Made in the South Awards

2014 Food Category

A longtime hunter takes inspiration from the duck blind to craft next-level caramels

Photo: Jennifer Causey


Food Winner

Olive and Sinclair
Product: Duck-fat caramels
Made in: Nashville, TN
Est. 2009

Scott Witherow has been a duck hunter all his life. He’s also a confectioner—the talent behind Olive and Sinclair, one of the South’s most successful up-and-coming candy shops. He made his name with creative chocolates that incorporate such regional standbys as buttermilk, bacon, and bourbon. Witherow’s latest creation, dreamed up in a duck blind, is yet another exploration of Southern flavor that combines two lifelong pursuits. “Using duck fat instead of butter brings a unique richness to caramel,” he says. “It’s like the difference between frying potatoes in butter and frying them in duck fat.” But that doesn’t mean these caramels taste like part of a hunt camp dinner. The fat is a subtle presence, a counterbalance to a healthy amount of cane sugar, alongside traces of salt, pepper, chile, and thyme. “You wouldn’t want the caramels to be overly savory,” Witherow says. “Balance is important.” Not only do the caramels pay tribute to the sporting life, but the box they arrive in also tells a story: Decades ago, the company responsible for Witherow’s packaging manufactured boxes for a now-defunct shotgun shell company. It agreed to let the confectioner adapt the design to suit his purposes—as with the caramels, bringing a little bit of his own flair to a classic.

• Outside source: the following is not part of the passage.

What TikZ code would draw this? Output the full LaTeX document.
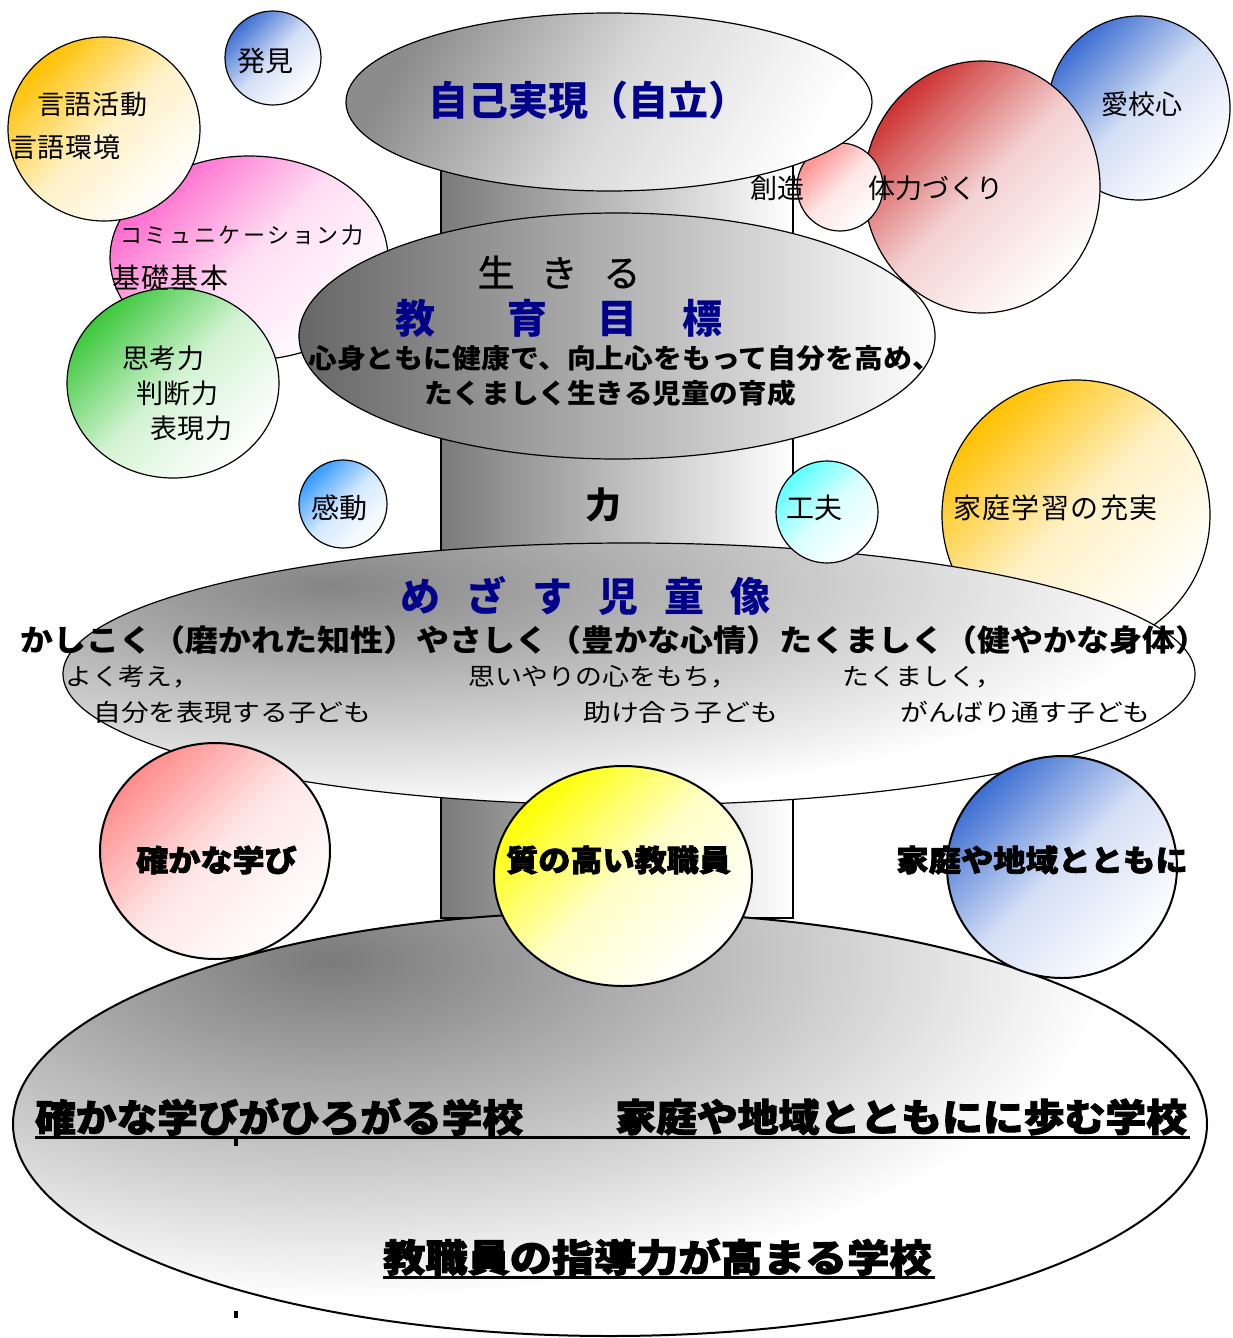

Price: $20 for a box of twenty-four
oliveandsinclair.com


Food Category Runners-Up

Society Fair
Product: Green sausage
Made in: Alexandria, VA
Est. 2012

Pork and greens go together like, well, ham hocks and collards. And you’ll rarely see the two Southern staples combined in a neater package than the pork and mustard green sausage at Society Fair, chef Cathal Armstrong’s Alexandria, Virginia, market and restaurant. According to a legend endorsed by Armstrong and his collaborator Dan Fisher, who oversees the kitchen, the sausage has its origins with a hurried farmer’s wife whose cat tipped a bowl of ground pork into a bowl of greens, forcing her to stuff the two together. But the confident balance of fatty pork and spicy mustard greens in this link is no accident. “The combination has just always made a lot of sense to us,” Fisher says. The sausage is a self-contained meal, really, and needs little more than a hot cast-iron pan, a bun, and a smear of mustard.

Price: $8 for three
societyfair.net


Sunburst Trout Farms
Product: Caviar
Made in: Canton, NC
Est. 1948

“The fall, when our fish traditionally spawn, was always such a pain,” says Sally Eason, the second-generation proprietor of Sunburst Trout Farms, which supplies rainbow trout to some of the foremost restaurants in the South. “We’d bring in lots of females, and every belly you’d split open, the eggs would fall all over the floor.” Then in the early 1980s, her father, Sunburst founder Dick Jennings, realized that he might be able to do something with those torrents of spilled roe. With help from an Eastern European friend who was experienced in the ways of sturgeon caviar, Jennings settled on a subtle brine that preserves the eggs without overwhelming their natural flavor. The result: delicate globes, each one perfectly distinct, that taste like trout fresh from the opalescent waters of the Western  North Carolina mountains.

Price: $52 for a two-ounce jar
sunbursttrout.com


Photo: Jennifer Causey

Bulls Bay Saltworks
Product: Carolina Flake salt
Made in: McClellanville, SC
Est. 2012

You think you know salt. But try a pinch from Bulls Bay, and then a sample from a big-name competitor, and you’ll understand what salt maker Teresa Gooden means when she de-scribes how textures and flavors of different salts can vary widely depending on location and environmental factors. “Ours has a very briny flavor, and is a little bit on the sweet side,” she says. Gooden wasn’t always so focused on seasoning. She and her husband, Rustin, spent years working as wilderness guides before settling down in the little fishing town of McClellanville, where their experiments with seawater birthed a business. Now they sell several varieties of local sea salt, including crystallized, melt-on-your-tongue flakes. Look for them in boutique grocery stores across the country, where they’re nudging imports off the shelves.